The gallery is delighted to present Gunjaan, Aicon Art’s debut solo exhibition of Lahore-based artist Ghulam Mohammad.

The inspiration for Ghulam Mohammad’s creations - intricate collages of hundreds of individually cut out Urdu alphabet letters pasted upon handcrafted wasli paper – derives from his realization that language has the power to both unite and divide people. His own experiences of struggling to acquaint himself with Urdu after growing up in Balochistan, where combinations, pronunciation and meanings of basic letters were so different, seemed to make the cultural gap between himself and the society to which he was trying to adjust that much more difficult to bridge.

Mohammad's 'unpicking' of the fabric of words is a strenuous, Herculean process. The words slowly disintegrate into delicate, migratory components, which no longer retain their previous authority. The artist works with the vulnerability of text, together with its tenderness and its fragility. These tiny visual installations are a bewildering forest of ciphers. There are deeper meanings here, the shadowy disappearance of text altogether raises questions about absence and erasure.

Significant among the works on display are two hand-woven ‘carpets’ that stem from some of Mohammad’s earliest experiments with paper collage. The larger work spans 13 ft and weaves together second-hand texts from the various languages used in Pakistan – bound together through their use of Arabic script. This amalgamation, while obfuscating the meaning of each individual text, is turned into a functional object, thumbed by many and connecting all. In the words of distinguished artist and arts-educator Salima Hashmi, ‘The sifting of these frail, graceful ingredients by Ghulam Mohammad is deft and subtle. He is sensitive to their precarious lives – lost creatures, searching for a place to anchor themselves. Paper as a medium reinforces the idea of history embedded in the manuscript – the mystery of language transferred into the mystery of the mark. The words or letters are compressed in ways reminiscent of ‘daastans’ or epic stories which are never-ending.’

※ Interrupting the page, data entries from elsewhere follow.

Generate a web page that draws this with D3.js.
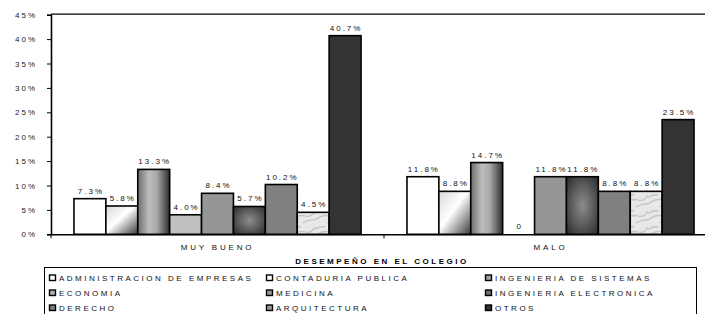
<!DOCTYPE html>
<html>
<head>
<meta charset="utf-8">
<script src="https://cdn.jsdelivr.net/npm/d3@7"></script>
<style>
  body { margin: 0; background: #fff; }
  svg { display: block; font-family: "Liberation Sans", Arial, sans-serif; }
</style>
</head>
<body>
<div id="chart"></div>
<script>
const categories = ["MUY BUENO", "MALO"];
const series = ["ADMINISTRACION DE EMPRESAS", "CONTADURIA PUBLICA", "INGENIERIA DE SISTEMAS",
  "ECONOMIA", "MEDICINA", "INGENIERIA ELECTRONICA", "DERECHO", "ARQUITECTURA", "OTROS"];
const muyBueno = [7.3, 5.8, 13.3, 4.0, 8.4, 5.7, 10.2, 4.5, 40.7];
const malo = [11.8, 8.8, 14.7, 0, 11.8, 11.8, 8.8, 8.8, 23.5];
const yTicks = [0, 5, 10, 15, 20, 25, 30, 35, 40, 45];
const axisTitle = "DESEMPEÑO EN EL COLEGIO";

const values = [muyBueno, malo];
const fills = ["#ffffff", "url(#gContaduria)", "url(#gSistemas)", "#c0c0c0", "#969696",
  "url(#gElectronica)", "#808080", "url(#pArquitectura)", "#333333"];
const swatch = ["#ffffff", "#ffffff", "#a0a0a0", "#b0b0b0", "#969696", "#707070", "#808080", "#999999", "#333333"];

const W = 705, H = 314;
const plot = {left: 51, top: 14.7, bottom: 234.3, right: 717};

const svg = d3.select("#chart").append("svg")
  .attr("width", W).attr("height", H);

// fills
const defs = svg.append("defs");
const g1 = defs.append("linearGradient").attr("id", "gContaduria")
  .attr("x1", 0).attr("y1", 0).attr("x2", 1).attr("y2", 1);
g1.append("stop").attr("offset", 0).attr("stop-color", "#d8d8d8");
g1.append("stop").attr("offset", 0.45).attr("stop-color", "#ffffff");
g1.append("stop").attr("offset", 1).attr("stop-color", "#3a3a3a");

const g2 = defs.append("linearGradient").attr("id", "gSistemas");
g2.append("stop").attr("offset", 0).attr("stop-color", "#6e6e6e");
g2.append("stop").attr("offset", 0.35).attr("stop-color", "#bdbdbd");
g2.append("stop").attr("offset", 0.6).attr("stop-color", "#a8a8a8");
g2.append("stop").attr("offset", 1).attr("stop-color", "#2e2e2e");

const g3 = defs.append("radialGradient").attr("id", "gElectronica")
  .attr("cx", 0.5).attr("cy", 0.5).attr("r", 0.7);
g3.append("stop").attr("offset", 0).attr("stop-color", "#8c8c8c");
g3.append("stop").attr("offset", 0.5).attr("stop-color", "#5c5c5c");
g3.append("stop").attr("offset", 1).attr("stop-color", "#2a2a2a");

const pat = defs.append("pattern").attr("id", "pArquitectura")
  .attr("patternUnits", "userSpaceOnUse").attr("width", 24).attr("height", 16);
pat.append("rect").attr("width", 24).attr("height", 16).attr("fill", "#e8e8e8");
pat.append("path").attr("d", "M0 12 Q8 6 14 8 T24 3 M0 5 Q6 2 10 3 M12 15 Q18 11 24 12")
  .attr("stroke", "#c4c4c4").attr("stroke-width", 1.3).attr("fill", "none");

// scales
const x0 = d3.scaleBand().domain(categories).range([plot.left, plot.right]);
const x1 = d3.scaleBand().domain(series).range([0, x0.bandwidth()]).paddingOuter(0.72);
const y = d3.scaleLinear().domain([0, 45]).range([plot.bottom, plot.top]);

// frame top line
svg.append("line")
  .attr("x1", plot.left).attr("x2", W).attr("y1", plot.top - 0.5).attr("y2", plot.top - 0.5)
  .attr("stroke", "#000").attr("stroke-width", 1.3);

// y axis
const yAxis = svg.append("g")
  .attr("transform", `translate(${plot.left},0)`)
  .call(d3.axisLeft(y).tickValues(yTicks).tickSize(4).tickPadding(10).tickFormat(d => d + "%"));
yAxis.select(".domain").attr("stroke", "#000").attr("stroke-width", 1.6);
yAxis.selectAll(".tick line").attr("stroke", "#000");
yAxis.selectAll(".tick text")
  .attr("font-size", 8).attr("letter-spacing", 2).attr("fill", "#222")
  .attr("font-family", "Liberation Sans, Arial, sans-serif");

// bars
const groups = svg.selectAll(".cat")
  .data(categories)
  .enter().append("g")
  .attr("class", "cat")
  .attr("transform", d => `translate(${x0(d)},0)`);

groups.selectAll("rect")
  .data((d, i) => values[i].map((v, j) => ({s: series[j], v: v, j: j})))
  .enter().append("rect")
  .filter(d => d.v > 0)
  .attr("x", d => x1(d.s))
  .attr("y", d => y(d.v))
  .attr("width", x1.bandwidth())
  .attr("height", d => y(0) - y(d.v))
  .attr("fill", d => fills[d.j])
  .attr("stroke", "#000")
  .attr("stroke-width", 1.6);

groups.selectAll(".labels")
  .data((d, i) => values[i].map((v, j) => ({s: series[j], v: v})))
  .enter().append("text")
  .attr("class", "labels")
  .attr("x", d => x1(d.s) + x1.bandwidth() / 2 + 1)
  .attr("y", d => y(d.v) - 5)
  .attr("text-anchor", "middle")
  .attr("font-size", 8)
  .attr("letter-spacing", 2)
  .attr("fill", "#111")
  .text(d => d.v === 0 ? "0" : d.v.toFixed(1) + "%");

// x axis
const xAxis = svg.append("g")
  .attr("transform", `translate(0,${plot.bottom})`)
  .call(d3.axisBottom(x0).tickSize(0).tickPadding(10));
xAxis.select(".domain").attr("stroke", "#000").attr("stroke-width", 1.6);
xAxis.selectAll(".tick text")
  .attr("font-size", 8).attr("letter-spacing", 2.8).attr("fill", "#111")
  .attr("font-family", "Liberation Sans, Arial, sans-serif");
xAxis.selectAll(".sep")
  .data(categories)
  .enter().append("line")
  .attr("x1", d => x0(d)).attr("x2", d => x0(d))
  .attr("y1", 0).attr("y2", 4)
  .attr("stroke", "#000");

svg.append("text")
  .attr("x", 382).attr("y", 264)
  .attr("text-anchor", "middle")
  .attr("font-size", 8)
  .attr("font-weight", "bold")
  .attr("letter-spacing", 2.5)
  .attr("fill", "#000")
  .text(axisTitle);

// legend
const legend = svg.append("g");
legend.append("rect")
  .attr("x", 44.5).attr("y", 267.5).attr("width", 652).attr("height", 60)
  .attr("fill", "none").attr("stroke", "#000").attr("stroke-width", 1);

const legCols = [49, 266, 485];
const legRows = [278, 293, 308];
const items = legend.selectAll(".item")
  .data(series)
  .enter().append("g")
  .attr("class", "item")
  .attr("transform", (d, i) => `translate(${legCols[i % 3]},${legRows[Math.floor(i / 3)]})`);

items.append("rect")
  .attr("x", 0.5).attr("y", -3).attr("width", 6).attr("height", 5.5)
  .attr("fill", (d, i) => swatch[i])
  .attr("stroke", "#000").attr("stroke-width", 1.4);

items.append("text")
  .attr("x", 10).attr("y", 3)
  .attr("font-size", 8)
  .attr("letter-spacing", 2.5)
  .attr("fill", "#111")
  .text(d => d);
</script>
</body>
</html>
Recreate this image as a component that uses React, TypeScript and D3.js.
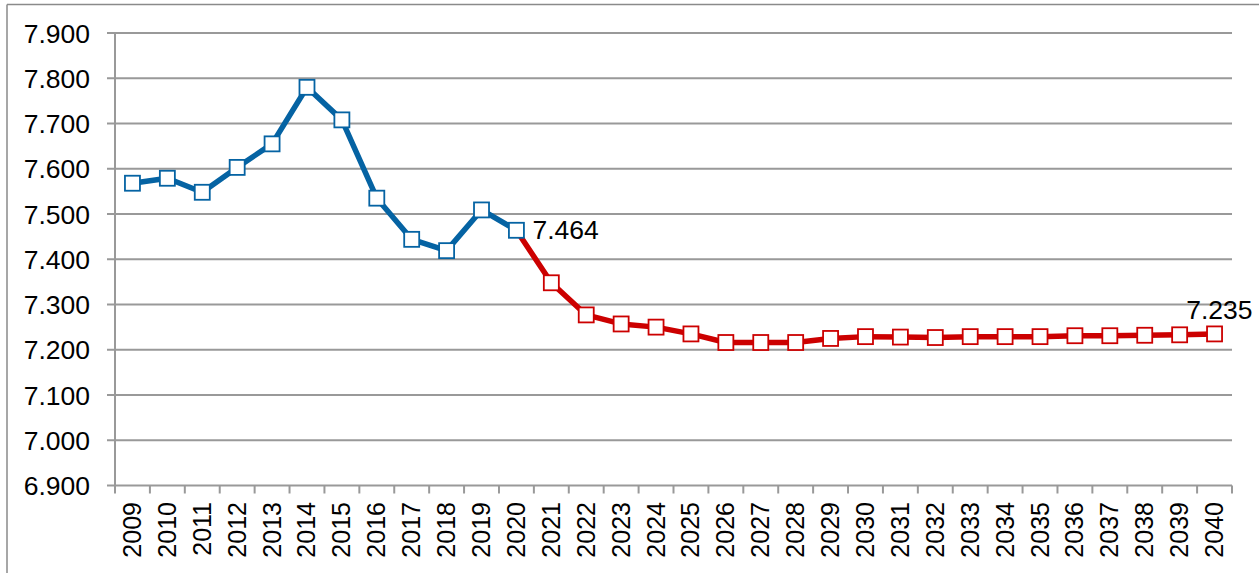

To this end, the works in the current exhibition bear titles that are inspried not only by lines of Urdu poetry but their resonance in the artist’s lived experience. They provide a prism from which the viewer might glean meaning. For instance, in Gunjaan (Jam-Packed), 2019, the exhibition’s title work, the artist recalls the various signs that point to road congestion, when entering any metropolis. This barrage of text and densely-packed citiscape inform the profusion of collaged text in this work. The artist’s use of negative space to recall text (where there is none) is a connecting theme within his oeuvre, as also seen in Saraab I (Mirage), where letters from the pages of a childrens book have been removed. While the pages continue to be legible, they loose a sense of function , evoking nostalgia and speaking directly to the artist’s early negotiation of the Urdu language.

Ghulam Mohammad (b. 1979) is a visual artist, born in Kachi in Baluchistan Pakistan. He graduated on Scholarship of UMISA in B. FA from the Beacon house National University Lahore with a distinction in 2013. During his student days, he was selected for Inspire Trip to University of Central Lancashire (student exchange program under British Council). He has had several group and solo exhibitions to his credit. In his work he has tried to explore the relationship between language and identity in a cultural, historical & contemporary context. Currently he is teaching as a senior lecturer of Fine Arts at BNU Lahore and has done an artist residency in a UAE Art Hub and Sanat Karachi Pakistan. In 2015 he won the Young emerging Artist Prize from Lahore Literary Festival. He is the first Pakistani artist to win the ‘Jameel Art Prize 4’ awarded by the Victoria and Albert Museum London (2016).